Japan’s highest court ruled on Wednesday that a law requiring married couples to have the same last name was constitutional, rejecting plaintiffs seeking the right to keep last names separate, local media said.
The plaintiffs – three couples – submitted marriage registration documents with different last names for wives and husbands in 2018. But city governments refused to accept the documents, the Mainichi Shimbun newspaper reported.
The plaintiffs argued that requiring married couples to choose only one name “is contrary to equality under the law and freedom of marriage, which are guaranteed by the constitution.”
The decision is in line with a 2015 Supreme Court ruling that also ruled the law constitutional but urged lawmakers to discuss a bill responding to growing calls for flexibility on the issue.
Calls to allow separate surnames have increased in recent years. The couples argued that “the reasons for the 2015 verdict are no longer valid given the changes in society,” Jiji Press said.
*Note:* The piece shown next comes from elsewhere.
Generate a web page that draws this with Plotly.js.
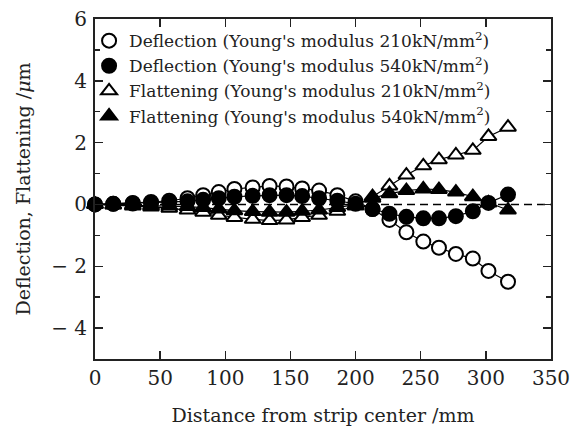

Supreme Court officials could not immediately confirm details of Wednesday’s verdict, which was widely reported by local media.
Under current legislation, couples can choose to adopt the husband’s or wife’s last name when they get married. But in practice, the vast majority of couples opt for the husband’s name.
The family name rule has been in place since the end of the 19th century as part of a family system bringing together members under the same head of the family, usually a man.
Proponents say having just one last name is important in promoting family ties, and view efforts to change the rules as an attack on traditional values.